I have this fear that I will bring work home and take it out on my kids/family. This is also why I changed my major after receiving an AA in Early Childhood Dev. to Graphic Design. I didn't want to lose my patience all day with other people's children at daycare and then have none left for my babies at home.

I know I'll be a full time worker, not a stay at home mom. It's not a luxury I will have, and I'm not sure if I'd want it... maybe a little but still...

I gotta work but I want the time I Have with my babies to be special... not clouded.

You do a great job of keeping work work and your time with your son precious/special. Well done!

P.S. good luck with the house... I'm trying to work up the nerve to purchase a home, but first I have to work up my bank account to purchase said home.

ox

Susan said...

Sounds like what you do 9-5 goes beyond those 8 hours. How do you separate the two?

Holli said...

I'm excited about this new job for you as well because I can certainly understand where you're coming from. It must be hard to love to help people and want to help people but in order to help you have to know what's wrong. And what's wrong isn't always right. At all.

Shan G said...

A 22-year old GRANDMOTHER??? WTH?

Shanna said...

As much as my government job sucks I do believe you have me beat. Good luck on getting the new job. If nothing else I hope it will involve a pay increase. We won't be seeing any of those anytime soon here but if the recall election works out maybe there will be hope for the future.
2 more weeks til I am in your neck of the woods.

Heidi said...

All these babies having babies and then some of us grown-ups who really want to but can't.

But it's selfish of me to make these sad things all about me.
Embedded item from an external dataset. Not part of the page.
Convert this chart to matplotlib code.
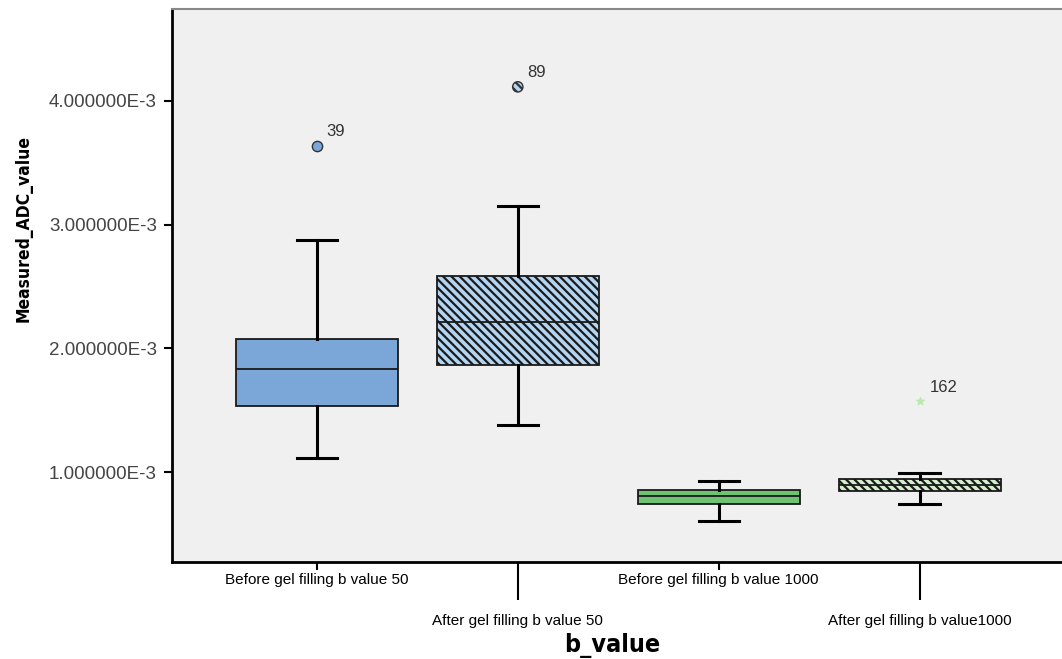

Social workers have halos.

carolyn said...

hope the realtor visit went well- i like all the possibilities that you've got going on.......dream big!!!

dragyonfly said...

As you know, I work in the Acute side of medicine. ICU. I work in the beginning, where the horror story starts. We scoop them up save them and then send them on their merry way to some unknown ending, where you start your day. Your job is the hardest one in the field of medicine.
What to do with these.....people? These unwanted unloved unknown unwashed uneducated hopeless helpless hapless humans who have no idea what we are ever telling them. Spend your money on blood pressure medication and not crack cocaine may seem logical to me, but is not even an option for him. And then there are the children. The innocents.

My dear, Lorie, your life's work is so essential to humanity. Someone needs to care for the forgotten and discarded. I have total admiration for our social workers of all walks and specialties.

Chris said...

My sister worked with at-risk families (if you can call them that) for twenty years. She's been hanging out for almost five now, recovering her love of life. Take care of yourself.